Migration éditoriale : La Manufacture de livres comme nouveau territoire

Oppel - Topin - Forma

Nous aurions pu penser qu’en tournant la page Rivages François Guérif prendrait une retraite bien méritée, il n’en est rien comme le prouve son arrivée, inattendue, chez Gallmeister. Mais, si l’on ne s’inquiète pas trop de l’avenir de l’homme ayant publié plus de 1 000 livres, on se demande plus ce que va devenir la collection mythique. Les premiers éléments de réponse sont apparus avec l’arrivée au catalogue de La Manufacture de livres de trois pointures françaises du catalogue Rivages/Noir. Voici un petit retour sur ces nouveaux titres, commentés par leur éditeur Pierre Fourniaud.
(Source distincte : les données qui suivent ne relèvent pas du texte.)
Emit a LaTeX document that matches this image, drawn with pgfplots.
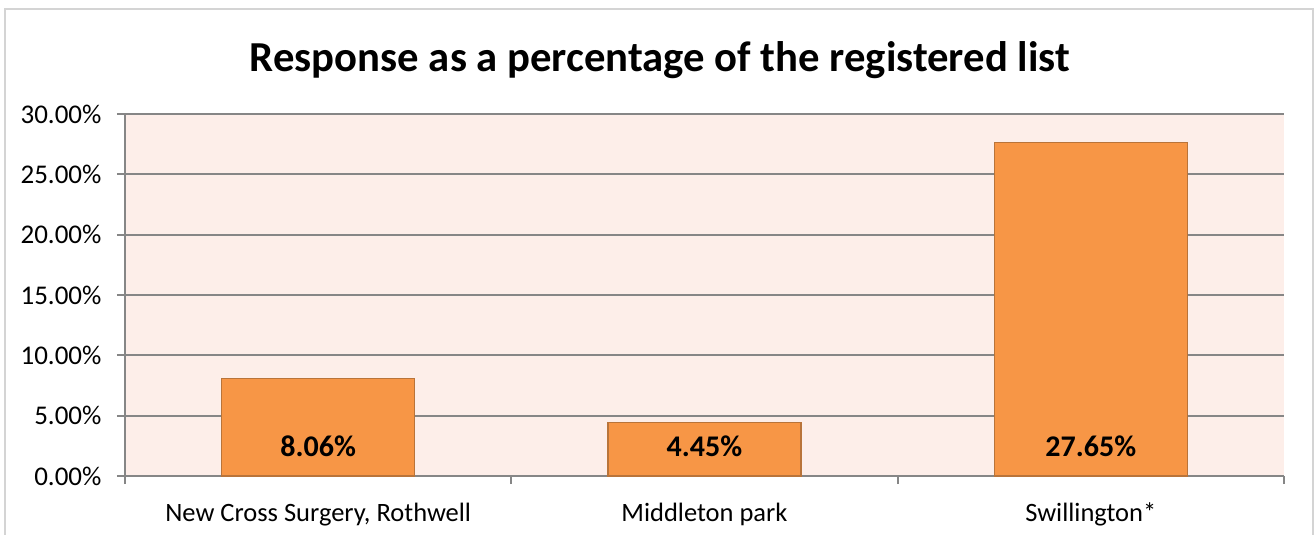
\documentclass[border=0pt]{standalone}
\usepackage{pgfplots}
\pgfplotsset{compat=1.18}
\usepackage{fontspec}
\setmainfont{Carlito}
\pgfkeys{/pgf/number format/assume math mode=true}
\definecolor{bgpink}{HTML}{FDEEE9}
\definecolor{barfill}{HTML}{F79646}
\definecolor{bardraw}{HTML}{B9743A}
\definecolor{gridgray}{HTML}{868686}
\definecolor{framegray}{HTML}{D4D4D4}
\begin{document}
\begin{tikzpicture}
\useasboundingbox (-125pt,-59pt) rectangle (1189pt,476pt);
\draw[framegray, line width=1.5pt] (-120pt,-80pt) -- (-120pt,467pt) -- (1188pt,467pt) -- (1188pt,-80pt);
\node[anchor=base, font=\fontsize{42.7}{48}\selectfont\bfseries] at (535pt,404pt) {Response as a percentage of the registered list};
\begin{axis}[
  at={(0pt,0pt)}, anchor=south west,
  scale only axis, width=1159pt, height=362pt,
  xmin=-0.5, xmax=2.5, ymin=0, ymax=30,
  ybar, bar width=193pt, bar shift=0pt,
  axis lines*=left,
  axis line style={gridgray, line width=1.8pt},
  axis background/.style={fill=bgpink},
  ymajorgrids, major grid style={gridgray, line width=1.8pt},
  ytick={0,5,10,15,20,25,30},
  yticklabel={\pgfmathprintnumber[fixed,fixed zerofill,precision=2,assume math mode=true]{\tick}\%},
  yticklabel style={font=\fontsize{27}{30}\selectfont, black, xshift=-12pt},
  xtick={0,1,2},
  xticklabels={{New Cross Surgery, Rothwell}, {Middleton park}, {Swillington*}},
  xticklabel style={font=\fontsize{26.5}{30}\selectfont, black, anchor=base, yshift=-37pt},
  minor xtick={-0.5,0.5,1.5,2.5},
  major x tick style={draw=none},
  minor x tick style={gridgray, line width=1.8pt},
  minor tick length=8pt,
  y tick style={gridgray, line width=1.8pt},
  major tick length=8pt,
  tick align=outside,
  clip=false,
]
\addplot[fill=barfill, draw=bardraw, line width=1.5pt] coordinates {(0,8.06) (1,4.45) (2,27.65)};
\addplot[draw=none, fill=none, point meta=explicit,
  nodes near coords={\pgfmathprintnumber[fixed,fixed zerofill,precision=2,assume math mode=true]{\pgfplotspointmeta}\%},
  every node near coord/.style={anchor=base, yshift=19pt, font=\fontsize{30}{34}\selectfont\bfseries, black}]
  coordinates {(0,0) [8.06] (1,0) [4.45] (2,0) [27.65]};
\end{axis}
\end{tikzpicture}
\end{document}
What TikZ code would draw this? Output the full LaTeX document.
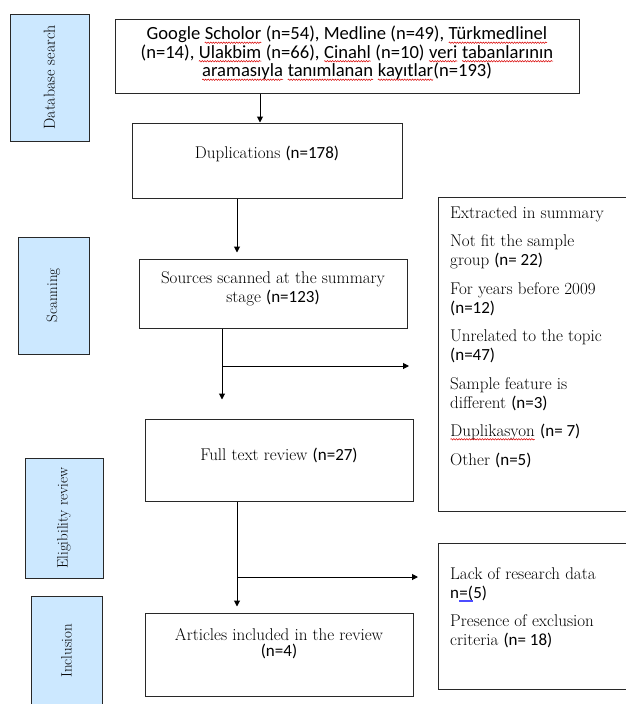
\documentclass[tikz,border=0pt]{standalone}
\usepackage{fontspec}
\newfontfamily\calib{Carlito}
\usetikzlibrary{arrows.meta,decorations.pathmorphing}
\definecolor{lblue}{RGB}{204,232,255}
\definecolor{edge}{RGB}{40,40,40}
\newcommand\sq[1]{\tikz[baseline=(w.base),x=1pt,y=1pt]{\node[inner sep=0pt,outer sep=0pt](w){#1};
  \draw[red!85!black, line width=0.5pt, decorate, decoration={snake, amplitude=0.7pt, segment length=2.6pt}] ([yshift=-2.8pt]w.base west) -- ([yshift=-2.8pt]w.base east);}}
\newcommand\bu[1]{\tikz[baseline=(w.base),x=1pt,y=1pt]{\node[inner sep=0pt,outer sep=0pt](w){#1};
  \draw[blue!70, line width=0.6pt] ([yshift=-1.8pt]w.base west) -- ([yshift=-1.8pt]w.base east);
  \draw[blue!70, line width=0.6pt] ([yshift=-3.4pt]w.base west) -- ([yshift=-3.4pt]w.base east);}}
\newcommand\nn[1]{{\calib #1}}
\tikzset{
  lab/.style={draw=edge, line width=1pt, fill=lblue, rotate=90, inner sep=0pt, font=\fontsize{15}{16}\selectfont},
  box/.style={draw=edge, line width=1pt, inner sep=0pt},
  txt/.style={inner sep=0pt, align=center, font=\fontsize{17}{19}\selectfont},
  arr/.style={line width=1pt, -{Triangle[length=6pt,width=6pt]}},
  ln/.style={line width=1pt}
}
\begin{document}
\begin{tikzpicture}[x=1pt,y=-1pt]
\useasboundingbox (0,0) rectangle (625,704);
% stage labels
\node[lab, minimum width=127, minimum height=79, font=\fontsize{16}{17}\selectfont] (l1) at (49.5,77.5) {Database search};
\node[lab, minimum width=117, minimum height=71] (l2) at (53.5,295.5) {Scanning};
\node[lab, minimum width=120, minimum height=78] (l3) at (64,518) {Eligibility review};
\node[lab, minimum width=110, minimum height=71] (l4) at (66.5,651) {Inclusion};
% main boxes
\node[box, minimum width=464, minimum height=74] (b1) at (347,56) {};
\node[box, minimum width=270, minimum height=75] (b2) at (267,160.5) {};
\node[box, minimum width=268, minimum height=69] (b3) at (273,293.5) {};
\node[box, minimum width=268, minimum height=82] (b4) at (279,460) {};
\node[box, minimum width=268, minimum height=83] (b5) at (279,654.5) {};
\node[box, minimum width=192, minimum height=314] (e1) at (534,354) {};
\node[box, minimum width=192, minimum height=146] (e2) at (534,616) {};
% texts
\node[txt, font=\calib\fontsize{18.6}{18.5}\selectfont] (t1) at (347,53.5)
  {Google \sq{Scholor} (n=54), Medline (n=49), \sq{Türkmedlinel}\\
   (n=14), \sq{Ulakbim} (n=66), \sq{Cinahl} (n=10) \sq{veri} \sq{tabanlarının}\\
   \sq{aramasıyla} \sq{tanımlanan} \sq{kayıtlar}(n=193)};
\node[txt] (t2) at (267,154) {Duplications \nn{(n=178)}};
\node[txt] (t3) at (273,289) {Sources scanned at the summary\\ stage \nn{(n=123)}};
\node[txt] (t4) at (279,455) {Full text review \nn{(n=27)}};
\node[txt, align=center, font=\fontsize{17}{16}\selectfont] (t5) at (279,644) {Articles included in the review\\ \nn{(n=4)}};
\node[txt, anchor=north west, align=left] (t6) at (450,206)
  {Extracted in summary\\[9.5pt]
   Not fit the sample\\ group \nn{(n= 22)}\\[9.5pt]
   For years before 2009\\ \nn{(n=12)}\\[9.5pt]
   Unrelated to the topic\\ \nn{(n=47)}\\[9.5pt]
   Sample feature is\\ different \nn{(n=3)}\\[9.5pt]
   \sq{Duplikasyon} \nn{(n= 7)}\\[9.5pt]
   Other \nn{(n=5)}};
\node[txt, anchor=north west, align=left] (t7) at (450,567)
  {Lack of research data\\ \nn{n\bu{=(}5)}\\[9.5pt]
   Presence of exclusion\\ criteria \nn{(n= 18)}};
% connectors
\coordinate (x1) at (260,0);
\coordinate (x2) at (237,0);
\coordinate (x3) at (222,0);
\coordinate (y3) at (0,366);
\coordinate (y4) at (0,577);
\coordinate (f1) at (409,366);
\coordinate (f2) at (418,577);
\draw[arr] (b1.south -| x1) -- (b2.north -| x1);
\draw[arr, shorten >=6pt] (b2.south -| x2) -- (b3.north -| x2);
\draw[arr, shorten >=19pt] (b3.south -| x3) -- (b4.north -| x3);
\draw[arr] (y3 -| x3) -- (f1);
\draw[arr, shorten >=6pt] (b4.south -| x2) -- (b5.north -| x2);
\draw[arr] (y4 -| x2) -- (f2);
\end{tikzpicture}
\end{document}
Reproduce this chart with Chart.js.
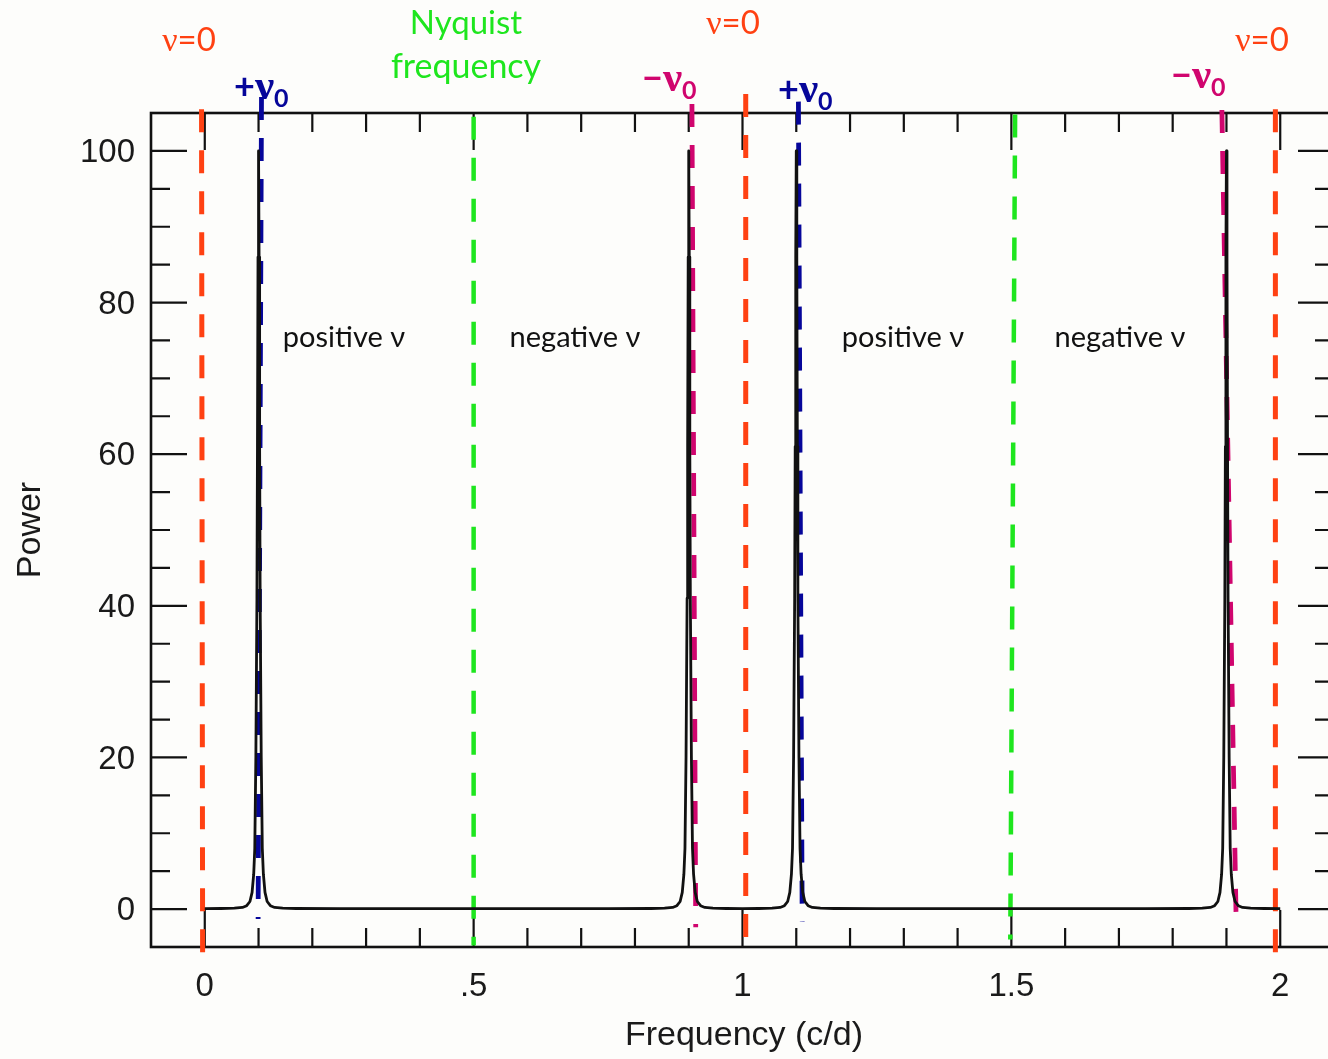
<!DOCTYPE html>
<html>
<head>
<meta charset="utf-8">
<title>Power spectrum</title>
<script src="https://cdn.jsdelivr.net/npm/chart.js@4/dist/chart.umd.min.js"></script>
<style>
  html, body { margin: 0; padding: 0; overflow: hidden; background: #fdfdfb; }
  #plot { display: block; }
</style>
</head>
<body>
<canvas id="plot" width="1340" height="1059"></canvas>
<script>
// Periodogram values (frequency in c/d, power)
const freqs = [
  0, 0.03, 0.055, 0.07, 0.078, 0.084, 0.088, 0.091, 0.093, 0.095, 0.097, 0.098, 0.099, 0.1,
  0.101, 0.102, 0.103, 0.105, 0.107, 0.109, 0.112, 0.116, 0.122, 0.13, 0.145, 0.17,
  0.25, 0.4, 0.6, 0.75,
  0.83, 0.855, 0.87, 0.878, 0.884, 0.888, 0.891, 0.893, 0.895, 0.897, 0.898, 0.899, 0.9,
  0.901, 0.902, 0.903, 0.905, 0.907, 0.909, 0.912, 0.916, 0.922, 0.93, 0.945, 0.97,
  1.0,
  1.03, 1.055, 1.07, 1.078, 1.084, 1.088, 1.091, 1.093, 1.095, 1.097, 1.098, 1.099, 1.1,
  1.101, 1.102, 1.103, 1.105, 1.107, 1.109, 1.112, 1.116, 1.122, 1.13, 1.145, 1.17,
  1.25, 1.4, 1.6, 1.75,
  1.83, 1.855, 1.87, 1.878, 1.884, 1.888, 1.891, 1.893, 1.895, 1.897, 1.898, 1.899, 1.9,
  1.901, 1.902, 1.903, 1.905, 1.907, 1.909, 1.912, 1.916, 1.922, 1.93, 1.945, 1.97, 2.0
];
const power = [
  0.05, 0.08, 0.12, 0.22, 0.45, 1, 2.2, 4.6, 8, 20, 41, 61, 86, 100,
  86, 61, 41, 20, 8, 4.6, 2.2, 1, 0.45, 0.22, 0.12, 0.08,
  0.06, 0.05, 0.05, 0.06,
  0.08, 0.12, 0.22, 0.45, 1, 2.2, 4.6, 8, 20, 41, 61, 86, 100,
  86, 61, 41, 20, 8, 4.6, 2.2, 1, 0.45, 0.22, 0.12, 0.08,
  0.07,
  0.08, 0.12, 0.22, 0.45, 1, 2.2, 4.6, 8, 20, 41, 61, 86, 100,
  86, 61, 41, 20, 8, 4.6, 2.2, 1, 0.45, 0.22, 0.12, 0.08,
  0.06, 0.05, 0.05, 0.06,
  0.08, 0.12, 0.22, 0.45, 1, 2.2, 4.6, 8, 20, 41, 61, 86, 100,
  86, 61, 41, 20, 8, 4.6, 2.2, 1, 0.45, 0.22, 0.12, 0.08, 0.05
];

// Marker lines: frequency at the top and bottom end, power at each end
const zeroTopX = [-0.006, 1.006, 1.991];
const zeroBottomX = [-0.004, 1.006, 1.991];
const zeroTopY = [105.5, 107.5, 105.5];
const zeroBottomY = [-6.2, -4.2, -6.2];

const nyquistTopX = [0.5, 1.507];
const nyquistBottomX = [0.5, 1.498];
const nyquistTopY = [104.5, 104.8];
const nyquistBottomY = [-4.8, -4];

const plusTopX = [0.1055, 1.104];
const plusBottomX = [0.0992, 1.111];
const plusTopY = [107.1, 106.5];
const plusBottomY = [-1.3, -1.7];

const minusTopX = [0.906, 1.8915];
const minusBottomX = [0.913, 1.918];
const minusTopY = [106.2, 105.4];
const minusBottomY = [-2.4, -1.5];

// Axis ticks
const xMinorTicks = [];
for (let i = 0; i <= 20; i++) xMinorTicks.push(i / 10);
const xMajorTicks = [0, 0.5, 1, 1.5, 2];
const xTickLabels = ["0", ".5", "1", "1.5", "2"];
const yMinorTicks = [];
for (let i = 0; i <= 20; i++) yMinorTicks.push(i * 5);
const yMajorTicks = [0, 20, 40, 60, 80, 100];
const yTickLabels = ["0", "20", "40", "60", "80", "100"];

const RED = "#ff4112";
const GREEN = "#1ee61e";
const BLUE = "#06069a";
const MAGENTA = "#d0056e";
const INK = "#111111";

const AXIS_FONT = '"Liberation Sans", Arial, Helvetica, sans-serif';
const NOTE_FONT = 'Lato, "Open Sans", sans-serif';
const GREEK_FONT = '"Liberation Serif", "DejaVu Serif", serif';

function guide(topX, bottomX, topY, bottomY, color, width) {
  return topX.map((x, i) => ({
    data: [{ x: x, y: topY[i] }, { x: bottomX[i], y: bottomY[i] }],
    borderColor: color,
    borderWidth: width,
    borderDash: [23, 18],
    borderCapStyle: "butt",
    pointRadius: 0,
    clip: false,
    tension: 0,
  }));
}

const spectrum = {
  data: freqs.map((f, i) => ({ x: f, y: power[i] })),
  borderColor: INK,
  borderWidth: 2.8,
  borderJoinStyle: "round",
  pointRadius: 0,
  tension: 0,
};

// Annotation text, each a list of runs with their own font
const zeroLabel = (x, y) => ({
  x, y, color: RED, align: "center",
  runs: [
    { t: "ν", f: "34px " + GREEK_FONT },
    { t: "=0", f: "33px " + NOTE_FONT },
  ],
});
const nuLabel = (sign, x, y, color) => ({
  x, y, color, align: "left",
  runs: [
    { t: sign, f: "bold 36px " + NOTE_FONT },
    { t: "ν", f: "bold 43px " + GREEK_FONT },
    { t: "0", f: "bold 25px " + NOTE_FONT, dy: 8 },
  ],
});
const plain = (text, x, y, color, size) => ({
  x, y, color, align: "center",
  runs: [{ t: text, f: size + "px " + NOTE_FONT }],
});

const notes = [
  zeroLabel(189, 51),
  plain("Nyquist", 466, 34, GREEN, 33),
  plain("frequency", 466, 78, GREEN, 34),
  zeroLabel(733, 34),
  zeroLabel(1262, 51),
  nuLabel("+", 234, 99, BLUE),
  nuLabel("−", 642, 91, MAGENTA),
  nuLabel("+", 778, 102, BLUE),
  nuLabel("−", 1171, 88, MAGENTA),
  plain("positive ν", 344, 347, INK, 29),
  plain("negative ν", 575, 347, INK, 29),
  plain("positive ν", 903, 347, INK, 29),
  plain("negative ν", 1120, 347, INK, 29),
];

function drawRuns(ctx, note) {
  ctx.fillStyle = note.color;
  ctx.textAlign = "left";
  ctx.textBaseline = "alphabetic";
  const widths = note.runs.map((r) => {
    ctx.font = r.f;
    return ctx.measureText(r.t).width;
  });
  const total = widths.reduce((a, b) => a + b, 0);
  let x = note.align === "center" ? note.x - total / 2 : note.x;
  note.runs.forEach((r, i) => {
    ctx.font = r.f;
    ctx.fillText(r.t, x, note.y + (r.dy || 0));
    x += widths[i];
  });
}

const frame = {
  id: "frame",
  beforeDraw(chart) {
    const ctx = chart.ctx;
    ctx.save();
    ctx.fillStyle = "#fdfdfb";
    ctx.fillRect(0, 0, chart.width, chart.height);
    ctx.restore();
  },
  beforeDatasetsDraw(chart) {
    const { ctx, chartArea: a, scales } = chart;
    const xs = scales.x, ys = scales.y;
    ctx.save();
    ctx.strokeStyle = INK;
    ctx.lineCap = "butt";

    ctx.lineWidth = 2.6;
    ctx.strokeRect(a.left, a.top, a.right - a.left, a.bottom - a.top);

    ctx.lineWidth = 2.2;
    ctx.beginPath();
    xMinorTicks.forEach((v) => {
      const px = xs.getPixelForValue(v);
      const len = xMajorTicks.includes(v) ? 37 : 19;
      ctx.moveTo(px, a.bottom);
      ctx.lineTo(px, a.bottom - len);
      ctx.moveTo(px, a.top);
      ctx.lineTo(px, a.top + len);
    });
    yMinorTicks.forEach((v) => {
      const py = ys.getPixelForValue(v);
      const len = yMajorTicks.includes(v) ? 36 : 19;
      ctx.moveTo(a.left, py);
      ctx.lineTo(a.left + len, py);
      ctx.moveTo(a.right, py);
      ctx.lineTo(a.right - len, py);
    });
    ctx.stroke();

    ctx.fillStyle = "#1a1a1a";
    ctx.font = "33px " + AXIS_FONT;
    ctx.textAlign = "center";
    ctx.textBaseline = "alphabetic";
    xMajorTicks.forEach((v, i) => {
      ctx.fillText(xTickLabels[i], xs.getPixelForValue(v), 996);
    });
    ctx.textAlign = "right";
    ctx.textBaseline = "middle";
    yMajorTicks.forEach((v, i) => {
      ctx.fillText(yTickLabels[i], 135, ys.getPixelForValue(v) + 2);
    });

    ctx.font = "34px " + AXIS_FONT;
    ctx.textAlign = "center";
    ctx.textBaseline = "alphabetic";
    ctx.fillText("Frequency (c/d)", 744, 1045);
    ctx.save();
    ctx.translate(40, 530);
    ctx.rotate(-Math.PI / 2);
    ctx.fillText("Power", 0, 0);
    ctx.restore();
    ctx.restore();
  },
  afterDraw(chart) {
    const ctx = chart.ctx;
    ctx.save();
    notes.forEach((n) => drawRuns(ctx, n));
    ctx.restore();
  },
};

new Chart(document.getElementById("plot"), {
  type: "line",
  data: {
    datasets: [
      spectrum,
      ...guide(zeroTopX, zeroBottomX, zeroTopY, zeroBottomY, RED, 5),
      ...guide(nyquistTopX, nyquistBottomX, nyquistTopY, nyquistBottomY, GREEN, 4.5),
      ...guide(plusTopX, plusBottomX, plusTopY, plusBottomY, BLUE, 4.8),
      ...guide(minusTopX, minusBottomX, minusTopY, minusBottomY, MAGENTA, 4.8),
    ],
  },
  options: {
    responsive: false,
    animation: false,
    layout: { padding: { left: 151, right: 6, top: 113, bottom: 112 } },
    plugins: { legend: { display: false }, tooltip: { enabled: false } },
    scales: {
      x: { type: "linear", min: -0.1, max: 2.1, display: false },
      y: { type: "linear", min: -5, max: 105, display: false },
    },
  },
  plugins: [frame],
});
</script>
</body>
</html>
L’Exil des mécréants, Tito TopinLa Manufacture de livres

« Je me souviens avec nostalgie de 55 de fièvre de Tito Topin qui parlait de la fin du protectorat au Maroc »*. Et oui, 55 de fièvre, cela ne nous rajeunit pas, mais force est de constater que Tito Topin, à plus de quatre-vingt ans, n’a rien perdu de sa verve. L’auteur surprend avec une anticipation religieuse qui fait froid dans le dos, comme l’explique son éditeur : « J’ai été surpris et séduit par ce roman noir d’anticipation qui nous parle avec une ironie désespérante du monde comme il sombre sous les coups des religions. Un roman noir politique ».
Le pitch est simple, et diablement efficace, jugez plutôt : « Sous l’impulsion des États-Unis, de l’Arabie Saoudite, et d’Israël les États, lassés des guerres interconfessionnelles, ont décrété que l’ennemi n’était pas celui qui pratiquait une autre religion que la leur, mais celui qui n’en avait aucune. » Moralité le monde est facile à gérer, binaire, religieux ou pas, ennemi ou non. En France, les choses sont simples, les réfractaires, on les spolie, on les déchoit de la nationalité et on les exile. C’est comme ça que Boris Prévert, journaliste n’ayant cessé de dénoncer toutes les formes de fanatisme religieux, va fuir vers le Portugal avec, dans son sillage, un amour contrarié, une femme sur le point d’accoucher, un vieux braqueur en tous genres, et sur ses traces une femme flic à la position ambivalente et un tueur… Sombre, désespéré, mais entrecoupé d’humour, ce court roman est une grande réussite.

19 500 dollars la tonne, Jean-Hugues OppelLa Manufacture de livres

Plus ça va, plus les livres de Jean-Hugues Oppel sortent au compte-gouttes et plus ça va, plus ils semblent courts… Mais ne boudons pas notre plaisir, la qualité reste au rendez-vous. Quatre ans après son dernier roman (Vostok, Rivages), Jean-Hugues Oppel continue son exploration des sous-sols africains. Cette fois-ci, c’est le Nord-Kivu, d’où on extrait la cassitérite, qui rapporte aujourd’hui ce que le coltan rapportait hier. Toutes les convoitises sont attisées et on y trouve des trafiquants en tous genres et Lucy Chan, analyste à la CIA. Mais le livre se passe aussi sur d’autres fronts, les États-Unis et l’Angleterre, avec deux autres personnages : Falcon, un tueur un gage vieillissant qui songe à raccrocher et Mister K un inconnu que tout le monde aimerait démasquer car il affole le monde boursier avec des newsletters détonantes. Comme le souligne très bien Pierre Fourniaud «Oppel nous embarque avec une ironie élégante pour essayer de comprendre la folie du monde livré à la finance. Il s’empare avec beaucoup de plaisir des nouveaux héros : lanceurs d’alertes, financiers devenus fous pour les faire se télescoper avec ceux de l’imaginaire : espions et tueurs professionnels. On jubile et on apprend. »

Albuquerque, de Dominique Forma

La Manufacture de livres

Lorsqu’on s’étonne de la taille de Albuquerque, de Dominique Forma, Pierre Fourniaud nous donne l’explication « Ce road novel s’inscrit parfaitement dans cette nouvelle collection de romans courts adaptés au noir (Antonin Varenne, Franck Bouysse, Jérôme Leroy à paraître) » Nous vous avions vanté le Varenne (Cat 215), et nous persistons avec ce livre. Le scénario tient sur un timbre poste : Jamie a balancé un parrain de la mafia new-yorkaise. Il vit à Albuquerque sous programme de protection fédérale des témoins. Repéré, il doit fuir avec sa femme. C’est lorsque le pitch est aussi ténu qu’on mesure la puissance du romancier. Dominique Forma nous livre une plongée noire et sèche en Amérique avec cette novella serrée qui rend avec brio le pays et les couples qui se délitent.